#### [Stated goal]
Reproduce the material below line by line, beginning with its first line and ending with the line that contains "import numpy as np"; leave out pictures.

#### [Information provided]

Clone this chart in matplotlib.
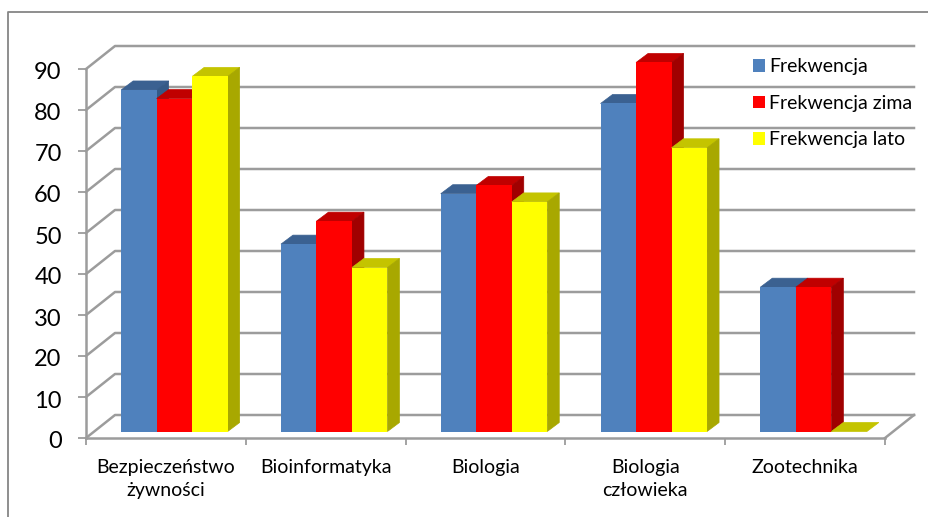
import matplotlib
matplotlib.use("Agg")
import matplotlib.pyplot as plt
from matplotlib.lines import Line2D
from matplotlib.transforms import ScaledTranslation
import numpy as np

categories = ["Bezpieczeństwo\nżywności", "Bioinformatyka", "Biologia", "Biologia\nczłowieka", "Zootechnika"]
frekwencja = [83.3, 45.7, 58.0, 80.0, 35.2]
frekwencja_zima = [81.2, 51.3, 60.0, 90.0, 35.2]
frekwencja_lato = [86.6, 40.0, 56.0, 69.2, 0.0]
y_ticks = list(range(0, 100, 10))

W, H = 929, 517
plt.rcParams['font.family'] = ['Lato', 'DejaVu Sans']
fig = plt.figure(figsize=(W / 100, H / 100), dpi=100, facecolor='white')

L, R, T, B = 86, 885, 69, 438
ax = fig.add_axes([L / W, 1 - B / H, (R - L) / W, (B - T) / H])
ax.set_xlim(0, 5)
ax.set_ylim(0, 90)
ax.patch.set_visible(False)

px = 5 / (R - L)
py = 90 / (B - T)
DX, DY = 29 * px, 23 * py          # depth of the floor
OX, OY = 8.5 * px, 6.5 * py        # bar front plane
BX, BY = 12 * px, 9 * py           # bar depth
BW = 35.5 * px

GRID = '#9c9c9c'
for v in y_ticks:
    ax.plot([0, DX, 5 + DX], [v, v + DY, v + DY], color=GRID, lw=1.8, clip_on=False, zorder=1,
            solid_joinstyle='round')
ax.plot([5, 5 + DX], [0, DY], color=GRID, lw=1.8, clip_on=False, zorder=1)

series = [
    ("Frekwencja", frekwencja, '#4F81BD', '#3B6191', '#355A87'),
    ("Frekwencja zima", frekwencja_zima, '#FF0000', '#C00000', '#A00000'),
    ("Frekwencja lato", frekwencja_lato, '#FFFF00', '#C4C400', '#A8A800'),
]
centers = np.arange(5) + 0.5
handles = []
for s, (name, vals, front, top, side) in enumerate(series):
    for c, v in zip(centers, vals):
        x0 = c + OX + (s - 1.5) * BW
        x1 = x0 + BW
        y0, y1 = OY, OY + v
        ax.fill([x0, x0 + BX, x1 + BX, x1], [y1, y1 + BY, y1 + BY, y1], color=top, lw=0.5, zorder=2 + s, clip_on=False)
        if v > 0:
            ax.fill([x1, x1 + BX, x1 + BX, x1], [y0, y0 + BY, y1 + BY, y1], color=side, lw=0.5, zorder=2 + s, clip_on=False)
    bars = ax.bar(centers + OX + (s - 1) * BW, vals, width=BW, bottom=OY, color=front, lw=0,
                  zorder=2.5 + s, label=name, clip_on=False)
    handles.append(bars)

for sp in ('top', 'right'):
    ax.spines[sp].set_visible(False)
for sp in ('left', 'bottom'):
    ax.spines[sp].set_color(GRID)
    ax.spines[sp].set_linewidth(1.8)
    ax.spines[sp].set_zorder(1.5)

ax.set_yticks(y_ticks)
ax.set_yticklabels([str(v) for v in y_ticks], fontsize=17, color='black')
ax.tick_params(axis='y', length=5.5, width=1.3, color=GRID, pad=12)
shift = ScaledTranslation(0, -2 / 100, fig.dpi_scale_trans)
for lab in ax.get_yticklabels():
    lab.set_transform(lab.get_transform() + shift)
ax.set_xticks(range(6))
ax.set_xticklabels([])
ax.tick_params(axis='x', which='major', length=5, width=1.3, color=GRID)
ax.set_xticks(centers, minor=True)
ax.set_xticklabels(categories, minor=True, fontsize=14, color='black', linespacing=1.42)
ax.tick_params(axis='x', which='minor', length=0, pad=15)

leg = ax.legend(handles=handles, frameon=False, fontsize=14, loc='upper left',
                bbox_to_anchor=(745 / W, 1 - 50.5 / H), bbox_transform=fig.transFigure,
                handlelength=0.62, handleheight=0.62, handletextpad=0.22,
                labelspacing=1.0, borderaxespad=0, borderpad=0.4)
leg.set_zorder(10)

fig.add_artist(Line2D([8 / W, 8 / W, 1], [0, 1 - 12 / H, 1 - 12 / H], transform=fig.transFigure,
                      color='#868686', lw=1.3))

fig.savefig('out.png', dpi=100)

#### [Solution to this task]
Clone this chart in matplotlib.
import matplotlib
matplotlib.use("Agg")
import matplotlib.pyplot as plt
from matplotlib.lines import Line2D
from matplotlib.transforms import ScaledTranslation
import numpy as np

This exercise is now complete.